Sensory deprivation seems like the opposite of everything we have been taught
Sensory Deprivation seems to go against what we are exposed to and expected to react to. The world welcomes us with light, music, voices, and lots of information. As we grow up, we continue to be overloaded with information, lights, music and tons of noises and an increasing amount of input.
Our brains go from being a clean slate to having to continuously process a multitude of inputs, store information and, in a demanding world, produce high quality results. In an ever-changing society, our minds have to adapt to the changing technology and to different forms of communication. How different life was 50 years ago; few hours of television, few telephone calls and no mobile phones. At night, people were able to rest. Now a days, many people don’t even have eight hours of uninterrupted sleep. Cell phones ring, text messages give notifications and we communicate with people on different time zones.
Our brains are constantly working. that is why we seek Sensory Deprivation, to allow our senses time to rest. A calm and quiet hour for the mind, for the body and the soul. One hour without lights, music or external inputs.

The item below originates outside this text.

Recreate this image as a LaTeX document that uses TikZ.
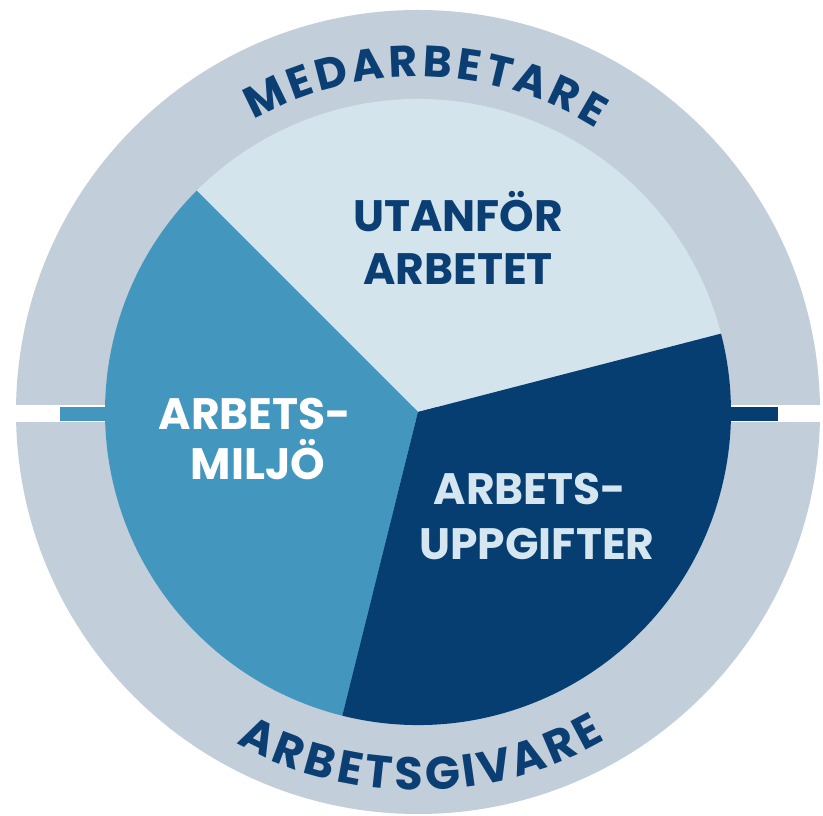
\documentclass[tikz,border=0pt]{standalone}
\usepackage{fontspec}
\newfontfamily\hand{Poppins}
\definecolor{ringc}{HTML}{C2CED9}
\definecolor{utanc}{HTML}{D4E4ED}
\definecolor{miljoc}{HTML}{4397BE}
\definecolor{uppgc}{HTML}{063E72}
\definecolor{navyt}{HTML}{0B3F74}
\definecolor{palet}{HTML}{D6E6F0}
\tikzset{
  lbl/.style={font=\hand\bfseries\fontsize{44}{44}\selectfont, anchor=base, inner sep=0pt},
  toplet/.style={font=\hand\bfseries\fontsize{44}{44}\selectfont, text=navyt, anchor=base, inner sep=0pt},
  botlet/.style={font=\hand\bfseries\fontsize{46}{46}\selectfont, text=navyt, anchor=base, inner sep=0pt},
}
\begin{document}
\begin{tikzpicture}[x=1pt,y=1pt]
\useasboundingbox (0,0) rectangle (823,816);
\fill[white] (0,0) rectangle (823,816);
\coordinate (C) at (418,404);
\fill[ringc] (C) circle[radius=402];
\fill[white] (0,394) rectangle (823,411);
\fill[miljoc] (60,395) rectangle (418,409);
\fill[uppgc] (418,395) rectangle (778,409);
\fill[utanc] (C) -- ++(14.5:313) arc[start angle=14.5, end angle=135, radius=313] -- cycle;
\fill[miljoc] (C) -- ++(135:313) arc[start angle=135, end angle=256, radius=313] -- cycle;
\fill[uppgc] (C) -- ++(256:313) arc[start angle=256, end angle=374.5, radius=313] -- cycle;
% segment labels
\node[lbl, text=navyt] (u1) at (458,584) {UTANFÖR};
\node[lbl, text=navyt] (u2) at (458,531) {ARBETET};
\node[lbl, text=white] (m1) at (255,386) {ARBETS-};
\node[lbl, text=white] (m2) at (258,336) {MILJÖ};
\node[lbl, text=palet] (a1) at (530,311) {ARBETS-};
\node[lbl, text=palet] (a2) at (537,256) {UPPGIFTER};
% ring label top: MEDARBETARE
\foreach \a/\l [count=\i] in {115.9/M,109.82/E,104.34/D,98.25/A,92.39/R,86.76/B,81.51/E,76.56/T,71.0/A,65.15/R,59.89/E}
  \node[toplet, rotate=\a-90] (t\i) at ([shift={(C)}]\a:335) {\l};
% ring label bottom: ARBETSGIVARE
\foreach \a/\l [count=\i] in {243.83/A,249.23/R,254.43/B,259.28/E,263.85/T,268.6/S,273.93/G,278.12/I,282.13/V,287.67/A,293.07/R,297.92/E}
  \node[botlet, rotate=\a+90] (b\i) at ([shift={(C)}]\a:378) {\l};
\end{tikzpicture}
\end{document}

An Hour of Sensory Deprivation
Every night, when we go to sleep, we let our body rest and our muscles take a break, our senses also need to rest. Rest according to the Merriam Webster Dictionary is “A bodily state characterized by minimal functional and metabolic activities”. No mention of the senses; The senses also need to rest and that is when R.E.S.T. comes into play through flotation therapy. R.E.S.T. meaning Restricted Environmental Stimulation Therapy. While floating in an isolation pod or tank, the sensory input is restricted and the senses can take a much needed REST when we float in a isolation pod or isolation tank.